Supongo --pero no tengo pruebas-- que muchos de estos dirigentes independentistas que nos sobresaltan a veces en los telediarios sueñan con un futuro venturoso en el que una calle o una plaza llevarán su nombre. Imagino que todo político, sea o no independentista, alimenta un sueño parecido. Pero en el caso de quienes se revisten de tal condición redentora, esta humana flaqueza debe de adquirir --es una hipótesis-- dimensiones colosales. No sabemos si dentro de unas décadas existirá en Barcelona o en Figueras una plaza Puigdemont, pero si alguna vez la hay pueden estar seguros de que Carles Puigdemont se habrá paseado en sueños por ella mucho antes de que a alguien se le ocurra encargar la placa.
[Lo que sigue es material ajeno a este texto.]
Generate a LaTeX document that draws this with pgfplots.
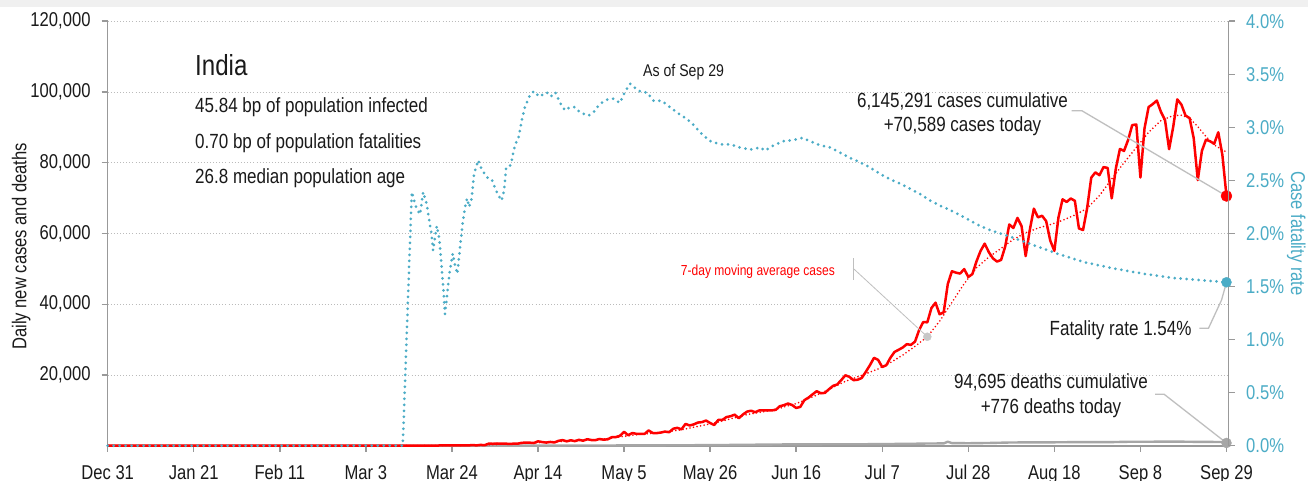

La vanidad de quienes pretenden forjar naciones se ceba con los callejeros.

¡Hemos visto tantas películas en las que héroes cuyos retratos cuelgan hoy de despachos oficiales (o soportan en bronce las lluvias) dejaron lo mejor de sí mismos en la lucha por liberar sus terruños de manos tiránicas! Pensamos en George Washington y su peluca empolvada, o en Garibaldi con el gallardo sable en la mano, o en el terrible William Wallace (tan parecido a Mel Gibson), descabezando ingleses entre los brezos. Si la moneda cae del lado de la independencia, la gloria de estos titanes está más que asegurada. En caso contrario, el olvido puede llegar a arrinconarlos en el hábitat minúsculo y algo claustrofóbico de una simple nota a pie de página.

El inconveniente de una situación como esta en la que las fronteras del presente y del futuro se embarullan, en la que resulta imposible distinguir el deseo de la realidad, es que --como nos sucede en la duermevela-- llegue uno a confundirse hasta el punto de no saber ya dónde se encuentra: si enredado en la malla algodonosa de un sueño o pronunciando una conferencia en Granollers. Solo desde este estado de ofuscación mental puedo explicarme lo sucedido con las declaraciones del ex juez Santiago Vidal. Es como si este señor viviera ya en una Cataluña independiente y contara a sus amigotes las triquiñuelas que hubieron de urdir para conducir el procés «de la ley a la ley pasando por la ley» (por usar, con un guiño, la astuta expresión del siempre comedido Torcuato Fernández Miranda).

Lo malo de deambular por una avenida imaginaria a la que a uno ha puesto ya su nombre es que alguien te despierte de golpe y te arroje a la calleja gris del presente: sin peluca empolvada, sin sable, sin un solo español al que cortar la cabeza. Todo ridículo, y además sin escaño.